- Objective -
Everything from the first line down to the line containing "PEAK_TIME = list(range(100, 166))" is to be retyped exactly, both ends included, with pictures left out.

- Information shown -
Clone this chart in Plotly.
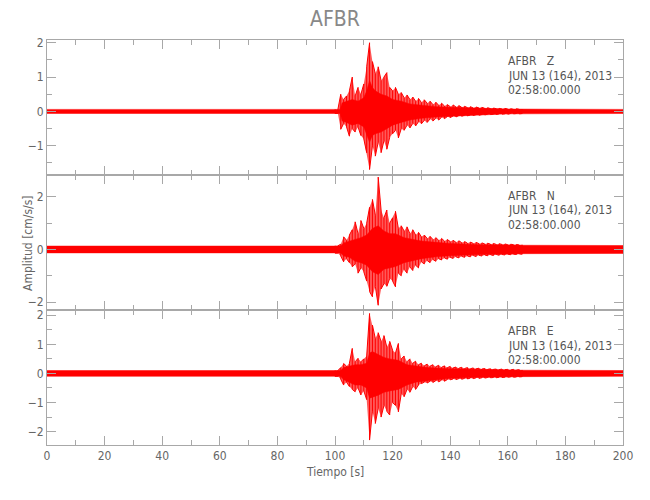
import plotly.graph_objects as go
from plotly.subplots import make_subplots

# --- data (AFBR, 2013-06-13 02:58:00) ---
# peak envelope sampled every second through the event window
PEAK_TIME = list(range(100, 166))

Z_PEAK_UP = [0.06, 0.06, 0.5, 0.35, 0.45, 0.6, 1.0, 0.45, 0.7, 0.5,
             0.8, 1.3, 2.0, 1.45, 1.1, 1.3, 0.9, 1.0, 1.13, 0.7,
             0.6, 0.7, 0.5, 0.55, 0.4, 0.48, 0.35, 0.42, 0.3, 0.38,
             0.26, 0.34, 0.24, 0.3, 0.2, 0.27, 0.18, 0.24, 0.16, 0.2,
             0.14, 0.19, 0.13, 0.17, 0.12, 0.15, 0.11, 0.14, 0.1, 0.13,
             0.1, 0.12, 0.09, 0.11, 0.08, 0.1, 0.08, 0.09, 0.07, 0.09,
             0.07, 0.08, 0.06, 0.08, 0.06, 0.07]
Z_PEAK_LO = [-0.06, -0.06, -0.52, -0.35, -0.45, -0.72, -0.5, -0.6, -0.45, -0.7,
             -0.8, -1.2, -1.69, -1.0, -1.3, -0.9, -1.2, -0.85, -1.1, -0.75,
             -0.65, -0.55, -0.77, -0.5, -0.55, -0.4, -0.48, -0.35, -0.42, -0.3,
             -0.36, -0.26, -0.32, -0.22, -0.28, -0.2, -0.25, -0.17, -0.21, -0.15,
             -0.18, -0.13, -0.16, -0.12, -0.14, -0.11, -0.13, -0.1, -0.12, -0.09,
             -0.11, -0.09, -0.1, -0.08, -0.09, -0.08, -0.09, -0.07, -0.08, -0.07,
             -0.08, -0.06, -0.07, -0.06, -0.07, -0.06]

N_PEAK_UP = [0.14, 0.14, 0.2, 0.48, 0.35, 0.55, 0.75, 1.05, 0.6, 1.1,
             0.8, 1.0, 1.6, 1.9, 1.3, 2.75, 1.5, 1.2, 1.5, 1.0,
             1.2, 1.45, 0.8, 0.9, 0.7, 0.86, 0.6, 0.75, 0.55, 0.65,
             0.48, 0.55, 0.42, 0.5, 0.38, 0.45, 0.35, 0.42, 0.32, 0.38,
             0.3, 0.35, 0.27, 0.33, 0.26, 0.3, 0.24, 0.28, 0.23, 0.27,
             0.22, 0.25, 0.21, 0.24, 0.2, 0.23, 0.19, 0.22, 0.19, 0.21,
             0.18, 0.2, 0.18, 0.19, 0.17, 0.18]
N_PEAK_LO = [-0.14, -0.14, -0.25, -0.47, -0.35, -0.5, -0.66, -0.55, -0.9, -0.7,
             -0.85, -1.2, -1.6, -1.8, -1.4, -2.12, -1.5, -1.3, -1.4, -1.1,
             -1.2, -1.42, -0.9, -1.0, -0.75, -0.9, -0.66, -0.8, -0.6, -0.7,
             -0.47, -0.55, -0.42, -0.5, -0.38, -0.45, -0.35, -0.4, -0.32, -0.37,
             -0.3, -0.34, -0.28, -0.32, -0.26, -0.3, -0.25, -0.28, -0.23, -0.27,
             -0.22, -0.25, -0.21, -0.24, -0.2, -0.23, -0.19, -0.22, -0.19, -0.21,
             -0.18, -0.2, -0.18, -0.19, -0.17, -0.18]

E_PEAK_UP = [0.1, 0.1, 0.2, 0.34, 0.25, 0.35, 0.86, 0.4, 0.52, 0.4,
             0.5, 0.6, 2.06, 1.66, 1.2, 1.4, 1.1, 1.3, 0.9, 1.1,
             0.8, 0.7, 1.03, 0.5, 0.6, 0.4, 0.5, 0.35, 0.42, 0.3,
             0.35, 0.26, 0.32, 0.25, 0.3, 0.23, 0.28, 0.21, 0.26, 0.2,
             0.24, 0.19, 0.22, 0.18, 0.21, 0.17, 0.2, 0.16, 0.19, 0.16,
             0.18, 0.15, 0.17, 0.14, 0.16, 0.14, 0.15, 0.13, 0.15, 0.13,
             0.14, 0.12, 0.14, 0.12, 0.13, 0.12]
E_PEAK_LO = [-0.1, -0.1, -0.2, -0.4, -0.3, -0.45, -0.55, -0.63, -0.5, -0.74,
             -0.6, -0.9, -2.29, -1.3, -1.72, -1.2, -1.5, -1.1, -1.3, -1.43,
             -1.0, -1.1, -1.32, -0.7, -0.8, -0.55, -0.65, -0.45, -0.55, -0.4,
             -0.35, -0.3, -0.33, -0.27, -0.31, -0.25, -0.29, -0.23, -0.27, -0.21,
             -0.22, -0.19, -0.21, -0.18, -0.2, -0.17, -0.19, -0.16, -0.18, -0.15,
             -0.17, -0.15, -0.16, -0.14, -0.15, -0.14, -0.15, -0.13, -0.14, -0.13,
             -0.13, -0.12, -0.13, -0.12, -0.12, -0.11]

# dense core of each trace (where the wiggles overlap into solid red)
Z_CORE_TIME = [0, 101.8, 102.5, 104, 106, 108, 110, 111, 112, 113, 114, 116, 118, 120,
               123, 126, 130, 135, 140, 150, 160, 200]
Z_CORE_UP = [0.06, 0.06, 0.25, 0.3, 0.35, 0.3, 0.4, 0.6, 0.9, 0.7, 0.6, 0.5, 0.45, 0.35,
             0.3, 0.22, 0.18, 0.14, 0.12, 0.09, 0.07, 0.06]
Z_CORE_LO = [-0.06, -0.06, -0.28, -0.32, -0.4, -0.35, -0.45, -0.65, -0.9, -0.7, -0.65, -0.6, -0.5, -0.4,
             -0.32, -0.25, -0.2, -0.16, -0.13, -0.1, -0.07, -0.06]

N_CORE_TIME = [0, 102, 103, 105, 107, 109, 111, 113, 115, 117, 119, 121, 124, 127,
               130, 135, 140, 150, 165, 200]
N_CORE_UP = [0.13, 0.13, 0.25, 0.32, 0.4, 0.45, 0.55, 0.8, 0.9, 0.7, 0.6, 0.6, 0.45, 0.38,
             0.32, 0.27, 0.23, 0.18, 0.16, 0.15]
N_CORE_LO = [-0.13, -0.13, -0.25, -0.3, -0.45, -0.5, -0.6, -0.85, -0.95, -0.75, -0.7, -0.65, -0.5, -0.42,
             -0.35, -0.28, -0.24, -0.19, -0.16, -0.15]

E_CORE_TIME = [0, 102, 103, 105, 107, 109, 111, 112, 113, 115, 117, 119, 122, 125,
               128, 132, 140, 150, 165, 200]
E_CORE_UP = [0.1, 0.1, 0.2, 0.25, 0.3, 0.3, 0.35, 0.7, 0.75, 0.65, 0.55, 0.5, 0.45, 0.3,
             0.25, 0.2, 0.16, 0.13, 0.11, 0.1]
E_CORE_LO = [-0.1, -0.1, -0.22, -0.3, -0.4, -0.4, -0.5, -0.85, -0.8, -0.75, -0.65, -0.6, -0.55, -0.4,
             -0.3, -0.24, -0.17, -0.13, -0.11, -0.1]

COMPONENTS = ["Z", "N", "E"]
Y_RANGES = [[-1.85, 2.08], [-2.3, 2.83], [-2.46, 2.18]]
Y_DTICK = [1, 2, 1]

STATION = "AFBR"
DATE_LINE = "JUN 13 (164), 2013"
TIME_LINE = "02:58:00.000"

FONT = "DejaVu Sans Condensed, Liberation Sans Narrow, DejaVu Sans, sans-serif"
AXIS_GREY = "#a8a8a8"
TEXT_GREY = "#666666"
RED = "#ff0000"

# the page body has an 8px default margin, so the figure is 8px smaller
PAGE_PAD = 8

peaks = [(Z_PEAK_UP, Z_PEAK_LO), (N_PEAK_UP, N_PEAK_LO), (E_PEAK_UP, E_PEAK_LO)]
cores = [(Z_CORE_TIME, Z_CORE_UP, Z_CORE_LO),
         (N_CORE_TIME, N_CORE_UP, N_CORE_LO),
         (E_CORE_TIME, E_CORE_UP, E_CORE_LO)]

fig = make_subplots(rows=3, cols=1, shared_xaxes=True, vertical_spacing=0)

for i, comp in enumerate(COMPONENTS):
    row = i + 1
    up, lo = peaks[i]

    # envelope of the peaks
    fig.add_trace(go.Scatter(
        x=PEAK_TIME + PEAK_TIME[::-1],
        y=up + lo[::-1],
        fill="toself",
        fillcolor="rgba(255,0,0,0.65)",
        line=dict(width=0),
        mode="lines",
        hoverinfo="skip",
        showlegend=False,
    ), row=row, col=1)

    # solid core
    ct, cu, cl = cores[i]
    fig.add_trace(go.Scatter(
        x=ct + ct[::-1],
        y=cu + cl[::-1],
        fill="toself",
        fillcolor=RED,
        line=dict(color=RED, width=0.5),
        mode="lines",
        hoverinfo="skip",
        showlegend=False,
    ), row=row, col=1)

    # one min/max stroke per second, like a decimated seismogram
    sx, sy = [], []
    for k, t in enumerate(PEAK_TIME):
        sx += [t, t]
        sy += [up[k], lo[k]] if k % 2 == 0 else [lo[k], up[k]]
    fig.add_trace(go.Scatter(
        x=sx, y=sy, mode="lines",
        line=dict(color=RED, width=1),
        hoverinfo="skip", showlegend=False,
    ), row=row, col=1)

    fig.update_yaxes(
        range=Y_RANGES[i], dtick=Y_DTICK[i], tick0=0,
        ticks="inside", ticklen=9, tickcolor=AXIS_GREY,
        minor=dict(ticks="inside", dtick=Y_DTICK[i] / 2, ticklen=5, tickcolor=AXIS_GREY),
        showline=True, linecolor=AXIS_GREY, linewidth=1, mirror="ticks",
        showgrid=False, zeroline=False, automargin=False,
        tickfont=dict(family=FONT, size=12, color=TEXT_GREY),
        row=row, col=1,
    )

    # station / date / time block in the upper right of each panel
    top_px = 40 + 135 * i
    for k, txt in enumerate([STATION + "\u00a0\u00a0\u00a0" + comp, DATE_LINE, TIME_LINE]):
        py = top_px + 21 + 14.5 * k
        fig.add_annotation(
            x=159.3, xref="x", y=(445 - py) / 405, yref="paper",
            text=txt, showarrow=False, xanchor="left", yanchor="middle",
            font=dict(family=FONT, size=12, color="#555555"),
        )

fig.update_xaxes(
    range=[0, 200], dtick=20,
    ticks="inside", ticklen=9, tickcolor=AXIS_GREY,
    minor=dict(ticks="inside", dtick=10, ticklen=5, tickcolor=AXIS_GREY),
    showline=True, linecolor=AXIS_GREY, linewidth=1, mirror="ticks",
    showgrid=False, zeroline=False, automargin=False,
    tickfont=dict(family=FONT, size=12, color=TEXT_GREY),
)

fig.add_annotation(x=0.5, xref="paper", y=(445 - 19) / 405, yref="paper",
                   text=STATION, showarrow=False, xanchor="center", yanchor="middle",
                   font=dict(family=FONT, size=21, color="#888888"))
fig.add_annotation(x=0.5, xref="paper", y=(445 - 472) / 405, yref="paper",
                   text="Tiempo [s]", showarrow=False, xanchor="center", yanchor="middle",
                   font=dict(family=FONT, size=12, color=TEXT_GREY))
fig.add_annotation(x=(28 - 47.5) / 575.5, xref="paper", y=0.5, yref="paper",
                   text="Amplitud [cm/s/s]", textangle=-90, showarrow=False,
                   xanchor="center", yanchor="middle",
                   font=dict(family=FONT, size=12, color=TEXT_GREY))

fig.update_layout(
    width=650 - PAGE_PAD, height=500 - PAGE_PAD,
    margin=dict(l=47 - PAGE_PAD, r=27, t=40 - PAGE_PAD, b=55),
    plot_bgcolor="white", paper_bgcolor="white",
)

fig.write_html("out.html")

- Finished answer -
Clone this chart in Plotly.
import plotly.graph_objects as go
from plotly.subplots import make_subplots

# --- data (AFBR, 2013-06-13 02:58:00) ---
# peak envelope sampled every second through the event window
PEAK_TIME = list(range(100, 166))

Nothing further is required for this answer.